━━ Information supplied ━━
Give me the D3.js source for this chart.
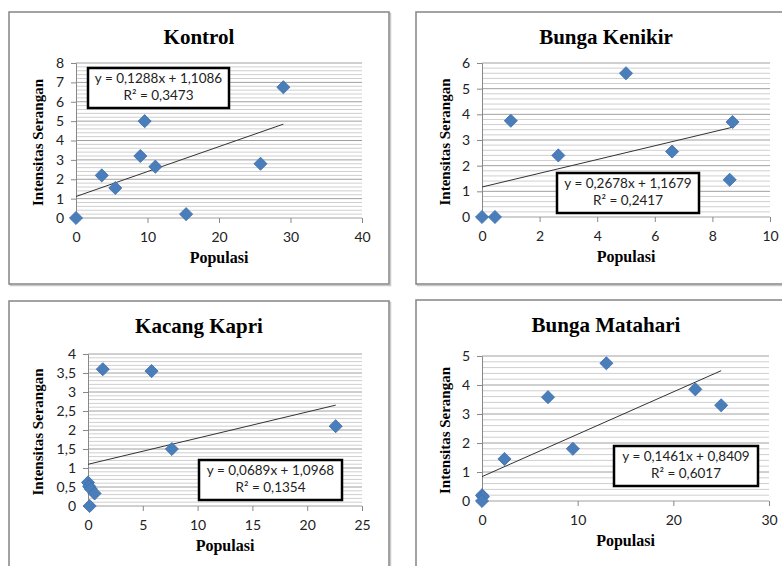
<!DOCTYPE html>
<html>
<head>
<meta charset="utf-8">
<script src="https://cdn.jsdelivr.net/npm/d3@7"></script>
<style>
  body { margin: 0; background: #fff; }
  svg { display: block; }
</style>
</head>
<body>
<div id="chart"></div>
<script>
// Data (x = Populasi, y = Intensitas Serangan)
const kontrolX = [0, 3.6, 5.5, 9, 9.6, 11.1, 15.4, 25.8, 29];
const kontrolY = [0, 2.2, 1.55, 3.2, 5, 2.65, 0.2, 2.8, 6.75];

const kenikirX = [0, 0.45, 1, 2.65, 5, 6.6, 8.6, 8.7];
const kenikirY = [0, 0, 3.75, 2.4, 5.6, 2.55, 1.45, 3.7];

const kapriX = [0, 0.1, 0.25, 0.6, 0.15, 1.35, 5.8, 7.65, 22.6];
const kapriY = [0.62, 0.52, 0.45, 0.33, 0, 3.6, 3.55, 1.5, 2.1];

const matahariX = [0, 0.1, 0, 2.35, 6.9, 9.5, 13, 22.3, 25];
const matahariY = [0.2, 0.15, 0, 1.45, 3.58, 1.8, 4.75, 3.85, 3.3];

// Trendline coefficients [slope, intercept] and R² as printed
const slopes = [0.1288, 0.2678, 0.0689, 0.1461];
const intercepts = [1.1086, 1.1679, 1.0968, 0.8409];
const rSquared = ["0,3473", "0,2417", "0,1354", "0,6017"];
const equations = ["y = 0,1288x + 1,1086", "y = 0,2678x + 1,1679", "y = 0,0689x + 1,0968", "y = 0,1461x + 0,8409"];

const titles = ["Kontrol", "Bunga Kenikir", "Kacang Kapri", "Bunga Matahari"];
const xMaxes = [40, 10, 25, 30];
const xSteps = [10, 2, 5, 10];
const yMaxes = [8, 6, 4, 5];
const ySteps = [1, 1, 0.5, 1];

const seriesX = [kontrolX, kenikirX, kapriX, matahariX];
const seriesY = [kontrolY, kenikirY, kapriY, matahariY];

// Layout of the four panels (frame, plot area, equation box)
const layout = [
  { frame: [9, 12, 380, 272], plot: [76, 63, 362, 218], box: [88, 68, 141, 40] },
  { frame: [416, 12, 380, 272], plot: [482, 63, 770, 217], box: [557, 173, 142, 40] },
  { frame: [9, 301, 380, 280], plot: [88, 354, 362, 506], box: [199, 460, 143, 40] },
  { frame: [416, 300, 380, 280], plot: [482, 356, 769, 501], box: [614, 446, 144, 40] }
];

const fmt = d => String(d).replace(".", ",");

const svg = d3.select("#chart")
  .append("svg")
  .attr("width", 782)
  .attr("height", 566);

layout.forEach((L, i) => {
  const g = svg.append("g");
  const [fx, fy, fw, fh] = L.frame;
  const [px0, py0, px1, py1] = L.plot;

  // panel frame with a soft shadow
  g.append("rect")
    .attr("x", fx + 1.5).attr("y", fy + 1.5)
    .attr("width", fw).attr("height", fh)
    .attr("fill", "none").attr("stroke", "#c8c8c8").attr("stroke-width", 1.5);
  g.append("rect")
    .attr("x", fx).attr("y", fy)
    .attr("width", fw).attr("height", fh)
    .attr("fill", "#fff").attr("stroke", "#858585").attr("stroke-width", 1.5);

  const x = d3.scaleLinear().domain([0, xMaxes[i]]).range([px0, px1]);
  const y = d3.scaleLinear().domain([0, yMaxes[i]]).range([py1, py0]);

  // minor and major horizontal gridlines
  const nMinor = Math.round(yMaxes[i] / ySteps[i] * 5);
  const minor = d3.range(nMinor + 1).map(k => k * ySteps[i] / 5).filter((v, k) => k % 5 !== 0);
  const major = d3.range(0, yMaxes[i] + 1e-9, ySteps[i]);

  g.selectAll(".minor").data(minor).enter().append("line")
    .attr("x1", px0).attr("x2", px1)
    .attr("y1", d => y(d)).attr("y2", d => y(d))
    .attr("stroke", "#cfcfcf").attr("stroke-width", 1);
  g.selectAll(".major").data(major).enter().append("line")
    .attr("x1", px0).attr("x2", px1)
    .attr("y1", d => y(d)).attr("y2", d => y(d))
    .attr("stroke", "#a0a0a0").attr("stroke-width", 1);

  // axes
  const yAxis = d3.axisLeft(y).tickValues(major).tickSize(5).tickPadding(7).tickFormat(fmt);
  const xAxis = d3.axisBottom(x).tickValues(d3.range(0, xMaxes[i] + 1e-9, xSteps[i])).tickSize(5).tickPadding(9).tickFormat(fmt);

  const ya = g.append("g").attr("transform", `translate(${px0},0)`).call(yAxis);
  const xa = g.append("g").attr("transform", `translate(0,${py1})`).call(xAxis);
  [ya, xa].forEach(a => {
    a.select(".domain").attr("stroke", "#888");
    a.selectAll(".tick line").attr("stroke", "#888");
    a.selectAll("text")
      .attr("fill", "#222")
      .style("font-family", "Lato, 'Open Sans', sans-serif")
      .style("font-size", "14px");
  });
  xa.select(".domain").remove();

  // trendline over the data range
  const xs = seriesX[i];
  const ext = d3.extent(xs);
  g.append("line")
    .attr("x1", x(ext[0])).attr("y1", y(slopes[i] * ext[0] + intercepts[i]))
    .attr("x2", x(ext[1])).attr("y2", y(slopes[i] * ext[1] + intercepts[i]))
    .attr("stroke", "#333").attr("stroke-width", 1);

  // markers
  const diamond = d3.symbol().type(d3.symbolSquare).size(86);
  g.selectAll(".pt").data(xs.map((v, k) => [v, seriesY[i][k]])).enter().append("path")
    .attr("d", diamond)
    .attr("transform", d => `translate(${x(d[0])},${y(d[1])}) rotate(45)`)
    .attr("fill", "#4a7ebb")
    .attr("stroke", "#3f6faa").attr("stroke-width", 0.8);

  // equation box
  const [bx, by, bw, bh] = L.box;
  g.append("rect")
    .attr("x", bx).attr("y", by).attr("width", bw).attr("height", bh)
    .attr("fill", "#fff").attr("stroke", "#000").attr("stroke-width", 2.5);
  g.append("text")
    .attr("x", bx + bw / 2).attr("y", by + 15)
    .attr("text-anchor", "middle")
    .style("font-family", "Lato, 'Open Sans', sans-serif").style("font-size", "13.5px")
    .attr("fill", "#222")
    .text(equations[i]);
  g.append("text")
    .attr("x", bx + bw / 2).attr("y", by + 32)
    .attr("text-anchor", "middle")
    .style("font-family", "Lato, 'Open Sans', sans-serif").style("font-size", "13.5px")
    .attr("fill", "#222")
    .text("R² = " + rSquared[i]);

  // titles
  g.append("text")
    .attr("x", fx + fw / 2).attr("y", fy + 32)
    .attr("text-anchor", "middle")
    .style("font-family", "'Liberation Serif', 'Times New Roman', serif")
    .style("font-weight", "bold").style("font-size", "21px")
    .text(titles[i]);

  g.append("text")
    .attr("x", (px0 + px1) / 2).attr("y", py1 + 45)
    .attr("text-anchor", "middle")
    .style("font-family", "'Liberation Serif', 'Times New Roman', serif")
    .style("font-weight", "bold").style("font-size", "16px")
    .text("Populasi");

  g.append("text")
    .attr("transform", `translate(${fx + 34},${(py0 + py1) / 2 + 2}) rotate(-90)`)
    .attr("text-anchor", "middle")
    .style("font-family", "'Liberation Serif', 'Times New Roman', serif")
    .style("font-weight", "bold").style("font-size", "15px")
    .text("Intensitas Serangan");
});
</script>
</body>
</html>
━━━
> _What is expected_
The material above must be printed exactly, with its pictures left out.

> _Solved exercise_
Give me the D3.js source for this chart.
<!DOCTYPE html>
<html>
<head>
<meta charset="utf-8">
<script src="https://cdn.jsdelivr.net/npm/d3@7"></script>
<style>
  body { margin: 0; background: #fff; }
  svg { display: block; }
</style>
</head>
<body>
<div id="chart"></div>
<script>
// Data (x = Populasi, y = Intensitas Serangan)
const kontrolX = [0, 3.6, 5.5, 9, 9.6, 11.1, 15.4, 25.8, 29];
const kontrolY = [0, 2.2, 1.55, 3.2, 5, 2.65, 0.2, 2.8, 6.75];

const kenikirX = [0, 0.45, 1, 2.65, 5, 6.6, 8.6, 8.7];
const kenikirY = [0, 0, 3.75, 2.4, 5.6, 2.55, 1.45, 3.7];

const kapriX = [0, 0.1, 0.25, 0.6, 0.15, 1.35, 5.8, 7.65, 22.6];
const kapriY = [0.62, 0.52, 0.45, 0.33, 0, 3.6, 3.55, 1.5, 2.1];

const matahariX = [0, 0.1, 0, 2.35, 6.9, 9.5, 13, 22.3, 25];
const matahariY = [0.2, 0.15, 0, 1.45, 3.58, 1.8, 4.75, 3.85, 3.3];

// Trendline coefficients [slope, intercept] and R² as printed
const slopes = [0.1288, 0.2678, 0.0689, 0.1461];
const intercepts = [1.1086, 1.1679, 1.0968, 0.8409];
const rSquared = ["0,3473", "0,2417", "0,1354", "0,6017"];
const equations = ["y = 0,1288x + 1,1086", "y = 0,2678x + 1,1679", "y = 0,0689x + 1,0968", "y = 0,1461x + 0,8409"];

const titles = ["Kontrol", "Bunga Kenikir", "Kacang Kapri", "Bunga Matahari"];
const xMaxes = [40, 10, 25, 30];
const xSteps = [10, 2, 5, 10];
const yMaxes = [8, 6, 4, 5];
const ySteps = [1, 1, 0.5, 1];

const seriesX = [kontrolX, kenikirX, kapriX, matahariX];
const seriesY = [kontrolY, kenikirY, kapriY, matahariY];

// Layout of the four panels (frame, plot area, equation box)
const layout = [
  { frame: [9, 12, 380, 272], plot: [76, 63, 362, 218], box: [88, 68, 141, 40] },
  { frame: [416, 12, 380, 272], plot: [482, 63, 770, 217], box: [557, 173, 142, 40] },
  { frame: [9, 301, 380, 280], plot: [88, 354, 362, 506], box: [199, 460, 143, 40] },
  { frame: [416, 300, 380, 280], plot: [482, 356, 769, 501], box: [614, 446, 144, 40] }
];

const fmt = d => String(d).replace(".", ",");

const svg = d3.select("#chart")
  .append("svg")
  .attr("width", 782)
  .attr("height", 566);

layout.forEach((L, i) => {
  const g = svg.append("g");
  const [fx, fy, fw, fh] = L.frame;
  const [px0, py0, px1, py1] = L.plot;

  // panel frame with a soft shadow
  g.append("rect")
    .attr("x", fx + 1.5).attr("y", fy + 1.5)
    .attr("width", fw).attr("height", fh)
    .attr("fill", "none").attr("stroke", "#c8c8c8").attr("stroke-width", 1.5);
  g.append("rect")
    .attr("x", fx).attr("y", fy)
    .attr("width", fw).attr("height", fh)
    .attr("fill", "#fff").attr("stroke", "#858585").attr("stroke-width", 1.5);

  const x = d3.scaleLinear().domain([0, xMaxes[i]]).range([px0, px1]);
  const y = d3.scaleLinear().domain([0, yMaxes[i]]).range([py1, py0]);

  // minor and major horizontal gridlines
  const nMinor = Math.round(yMaxes[i] / ySteps[i] * 5);
  const minor = d3.range(nMinor + 1).map(k => k * ySteps[i] / 5).filter((v, k) => k % 5 !== 0);
  const major = d3.range(0, yMaxes[i] + 1e-9, ySteps[i]);

  g.selectAll(".minor").data(minor).enter().append("line")
    .attr("x1", px0).attr("x2", px1)
    .attr("y1", d => y(d)).attr("y2", d => y(d))
    .attr("stroke", "#cfcfcf").attr("stroke-width", 1);
  g.selectAll(".major").data(major).enter().append("line")
    .attr("x1", px0).attr("x2", px1)
    .attr("y1", d => y(d)).attr("y2", d => y(d))
    .attr("stroke", "#a0a0a0").attr("stroke-width", 1);

  // axes
  const yAxis = d3.axisLeft(y).tickValues(major).tickSize(5).tickPadding(7).tickFormat(fmt);
  const xAxis = d3.axisBottom(x).tickValues(d3.range(0, xMaxes[i] + 1e-9, xSteps[i])).tickSize(5).tickPadding(9).tickFormat(fmt);

  const ya = g.append("g").attr("transform", `translate(${px0},0)`).call(yAxis);
  const xa = g.append("g").attr("transform", `translate(0,${py1})`).call(xAxis);
  [ya, xa].forEach(a => {
    a.select(".domain").attr("stroke", "#888");
    a.selectAll(".tick line").attr("stroke", "#888");
    a.selectAll("text")
      .attr("fill", "#222")
      .style("font-family", "Lato, 'Open Sans', sans-serif")
      .style("font-size", "14px");
  });
  xa.select(".domain").remove();

  // trendline over the data range
  const xs = seriesX[i];
  const ext = d3.extent(xs);
  g.append("line")
    .attr("x1", x(ext[0])).attr("y1", y(slopes[i] * ext[0] + intercepts[i]))
    .attr("x2", x(ext[1])).attr("y2", y(slopes[i] * ext[1] + intercepts[i]))
    .attr("stroke", "#333").attr("stroke-width", 1);

  // markers
  const diamond = d3.symbol().type(d3.symbolSquare).size(86);
  g.selectAll(".pt").data(xs.map((v, k) => [v, seriesY[i][k]])).enter().append("path")
    .attr("d", diamond)
    .attr("transform", d => `translate(${x(d[0])},${y(d[1])}) rotate(45)`)
    .attr("fill", "#4a7ebb")
    .attr("stroke", "#3f6faa").attr("stroke-width", 0.8);

  // equation box
  const [bx, by, bw, bh] = L.box;
  g.append("rect")
    .attr("x", bx).attr("y", by).attr("width", bw).attr("height", bh)
    .attr("fill", "#fff").attr("stroke", "#000").attr("stroke-width", 2.5);
  g.append("text")
    .attr("x", bx + bw / 2).attr("y", by + 15)
    .attr("text-anchor", "middle")
    .style("font-family", "Lato, 'Open Sans', sans-serif").style("font-size", "13.5px")
    .attr("fill", "#222")
    .text(equations[i]);
  g.append("text")
    .attr("x", bx + bw / 2).attr("y", by + 32)
    .attr("text-anchor", "middle")
    .style("font-family", "Lato, 'Open Sans', sans-serif").style("font-size", "13.5px")
    .attr("fill", "#222")
    .text("R² = " + rSquared[i]);

  // titles
  g.append("text")
    .attr("x", fx + fw / 2).attr("y", fy + 32)
    .attr("text-anchor", "middle")
    .style("font-family", "'Liberation Serif', 'Times New Roman', serif")
    .style("font-weight", "bold").style("font-size", "21px")
    .text(titles[i]);

  g.append("text")
    .attr("x", (px0 + px1) / 2).attr("y", py1 + 45)
    .attr("text-anchor", "middle")
    .style("font-family", "'Liberation Serif', 'Times New Roman', serif")
    .style("font-weight", "bold").style("font-size", "16px")
    .text("Populasi");

  g.append("text")
    .attr("transform", `translate(${fx + 34},${(py0 + py1) / 2 + 2}) rotate(-90)`)
    .attr("text-anchor", "middle")
    .style("font-family", "'Liberation Serif', 'Times New Roman', serif")
    .style("font-weight", "bold").style("font-size", "15px")
    .text("Intensitas Serangan");
});
</script>
</body>
</html>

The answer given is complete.